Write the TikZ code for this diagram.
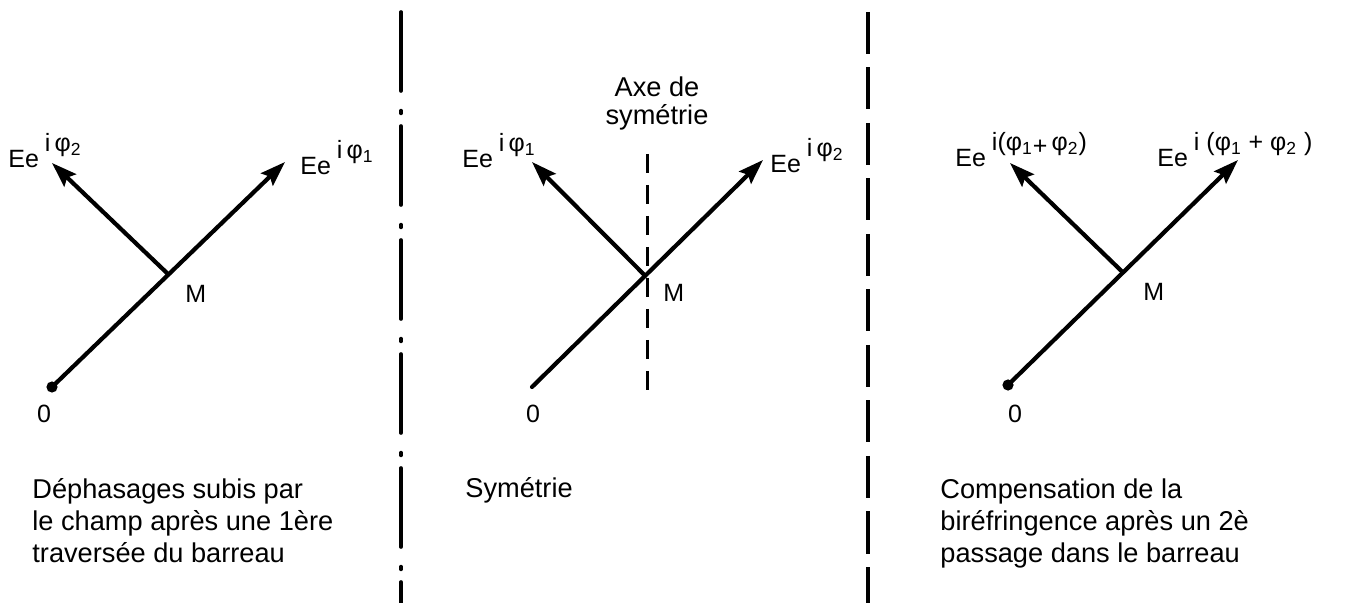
\documentclass[tikz,border=0pt]{standalone}
\usepackage{fontspec}
\setmainfont{Liberation Sans}
\usetikzlibrary{arrows.meta,calc}
\tikzset{
  vec/.style={line width=2.1pt, line cap=round, -{Stealth[length=12.5pt,width=8.5pt,inset=2pt]}},
  lbl/.style={inner sep=0pt, anchor=base west, font=\fontsize{12.5}{14}\selectfont},
  legende/.style={inner sep=0pt, align=left, anchor=base west, font=\fontsize{13.6}{16}\selectfont},
}
\newcommand{\expo}[1]{\raisebox{8pt}{\fontsize{12.5}{13}\selectfont #1}}
\newcommand{\phin}[1]{φ\textsubscript{#1}}
\begin{document}
\begin{tikzpicture}[x=0.5pt,y=-0.5pt]
    \useasboundingbox (0,0) rectangle (1348,603);
    % Separations
    \draw[line width=1.8pt, line cap=round, dash pattern=on 39.5pt off 9.8pt on 1.4pt off 6.3pt] (401,12) -- (401,610);
    \draw[line width=1.8pt, dash pattern=on 21pt off 6.75pt] (868,12) -- (868,610);

    % Premiere traversee
    \coordinate (O1) at (52,387);
    \coordinate (T1) at (285,162);
    \coordinate (M1) at ($(O1)!0.5!(T1)$);
    \coordinate (U1) at (52,163);
    \fill (O1) circle (2.8pt);
    \draw[vec] (O1) -- (T1);
    \draw[vec] (M1) -- (U1);
    \node[lbl] (m1) at (185,303) {M};
    \node[lbl, anchor=base] (o1) at (44,423) {0};
    \node[lbl] (e12) at (8,168) {Ee\hspace{3pt}\expo{i\,\phin{2}}};
    \node[lbl] (e11) at (300,175) {Ee\hspace{3pt}\expo{i\,\phin{1}}};
    \node[legende] (c1) at (32,562) {Déphasages subis par\\le champ après une 1ère\\traversée du barreau};

    % Symetrie
    \coordinate (O2) at (532,387);
    \coordinate (T2) at (763,160);
    \coordinate (M2) at ($(O2)!0.49!(T2)$);
    \coordinate (U2) at (532,162);
    \coordinate (A1) at (647,154);
    \coordinate (A2) at (647,395);
    \draw[line width=1.5pt, dash pattern=on 9.5pt off 6pt] (A1) -- (A2);
    \draw[vec] (O2) -- (T2);
    \draw[vec] (M2) -- (U2);
    \node[lbl] (m2) at (663,302) {M};
    \node[lbl, anchor=base] (o2) at (533,423) {0};
    \node[lbl] (e21) at (462,168) {Ee\hspace{3pt}\expo{i\,\phin{1}}};
    \node[lbl] (e22) at (770,173) {Ee\hspace{3pt}\expo{i\,\phin{2}}};
    \node[legende, align=center, anchor=base, font=\fontsize{13.6}{14}\selectfont] (axe) at (657,125) {Axe de\\symétrie};
    \node[legende] (c2) at (465,498) {Symétrie};

    % Compensation
    \coordinate (O3) at (1008,385);
    \coordinate (T3) at (1238,160);
    \coordinate (M3) at ($(O3)!0.5!(T3)$);
    \coordinate (U3) at (1010,163);
    \fill (O3) circle (2.8pt);
    \draw[vec] (O3) -- (T3);
    \draw[vec] (M3) -- (U3);
    \node[lbl] (m3) at (1143,301) {M};
    \node[lbl, anchor=base] (o3) at (1015,423) {0};
    \node[lbl] (e31) at (955,167) {Ee\hspace{3pt}\expo{i(\phin{1}\raisebox{-2pt}{+}\,\phin{2})}};
    \node[lbl] (e32) at (1157,167) {Ee\hspace{3pt}\expo{i\ (\phin{1} + \phin{2}\ )}};
    \node[legende] (c3) at (940,562) {Compensation de la\\biréfringence après un 2è\\passage dans le barreau};
\end{tikzpicture}
\end{document}
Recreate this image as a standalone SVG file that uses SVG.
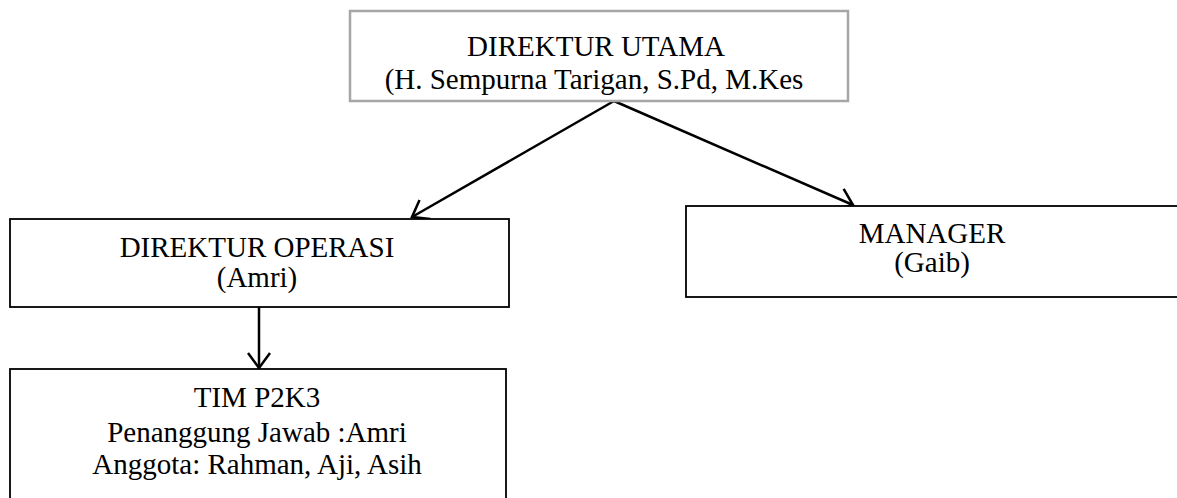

........

The task:
Quote the material exactly. Pictures stay out.

Result of the exercise:
Write the TikZ code for this diagram.
\documentclass[tikz,border=0pt]{standalone}
\usepackage{fontspec}
\setmainfont{Liberation Sans}
\usetikzlibrary{arrows.meta,calc}
\tikzset{
  vec/.style={line width=2.1pt, line cap=round, -{Stealth[length=12.5pt,width=8.5pt,inset=2pt]}},
  lbl/.style={inner sep=0pt, anchor=base west, font=\fontsize{12.5}{14}\selectfont},
  legende/.style={inner sep=0pt, align=left, anchor=base west, font=\fontsize{13.6}{16}\selectfont},
}
\newcommand{\expo}[1]{\raisebox{8pt}{\fontsize{12.5}{13}\selectfont #1}}
\newcommand{\phin}[1]{φ\textsubscript{#1}}
\begin{document}
\begin{tikzpicture}[x=0.5pt,y=-0.5pt]
    \useasboundingbox (0,0) rectangle (1348,603);
    % Separations
    \draw[line width=1.8pt, line cap=round, dash pattern=on 39.5pt off 9.8pt on 1.4pt off 6.3pt] (401,12) -- (401,610);
    \draw[line width=1.8pt, dash pattern=on 21pt off 6.75pt] (868,12) -- (868,610);

    % Premiere traversee
    \coordinate (O1) at (52,387);
    \coordinate (T1) at (285,162);
    \coordinate (M1) at ($(O1)!0.5!(T1)$);
    \coordinate (U1) at (52,163);
    \fill (O1) circle (2.8pt);
    \draw[vec] (O1) -- (T1);
    \draw[vec] (M1) -- (U1);
    \node[lbl] (m1) at (185,303) {M};
    \node[lbl, anchor=base] (o1) at (44,423) {0};
    \node[lbl] (e12) at (8,168) {Ee\hspace{3pt}\expo{i\,\phin{2}}};
    \node[lbl] (e11) at (300,175) {Ee\hspace{3pt}\expo{i\,\phin{1}}};
    \node[legende] (c1) at (32,562) {Déphasages subis par\\le champ après une 1ère\\traversée du barreau};

    % Symetrie
    \coordinate (O2) at (532,387);
    \coordinate (T2) at (763,160);
    \coordinate (M2) at ($(O2)!0.49!(T2)$);
    \coordinate (U2) at (532,162);
    \coordinate (A1) at (647,154);
    \coordinate (A2) at (647,395);
    \draw[line width=1.5pt, dash pattern=on 9.5pt off 6pt] (A1) -- (A2);
    \draw[vec] (O2) -- (T2);
    \draw[vec] (M2) -- (U2);
    \node[lbl] (m2) at (663,302) {M};
    \node[lbl, anchor=base] (o2) at (533,423) {0};
    \node[lbl] (e21) at (462,168) {Ee\hspace{3pt}\expo{i\,\phin{1}}};
    \node[lbl] (e22) at (770,173) {Ee\hspace{3pt}\expo{i\,\phin{2}}};
    \node[legende, align=center, anchor=base, font=\fontsize{13.6}{14}\selectfont] (axe) at (657,125) {Axe de\\symétrie};
    \node[legende] (c2) at (465,498) {Symétrie};

    % Compensation
    \coordinate (O3) at (1008,385);
    \coordinate (T3) at (1238,160);
    \coordinate (M3) at ($(O3)!0.5!(T3)$);
    \coordinate (U3) at (1010,163);
    \fill (O3) circle (2.8pt);
    \draw[vec] (O3) -- (T3);
    \draw[vec] (M3) -- (U3);
    \node[lbl] (m3) at (1143,301) {M};
    \node[lbl, anchor=base] (o3) at (1015,423) {0};
    \node[lbl] (e31) at (955,167) {Ee\hspace{3pt}\expo{i(\phin{1}\raisebox{-2pt}{+}\,\phin{2})}};
    \node[lbl] (e32) at (1157,167) {Ee\hspace{3pt}\expo{i\ (\phin{1} + \phin{2}\ )}};
    \node[legende] (c3) at (940,562) {Compensation de la\\biréfringence après un 2è\\passage dans le barreau};
\end{tikzpicture}
\end{document}
Recreate this image as a standalone SVG file that uses SVG.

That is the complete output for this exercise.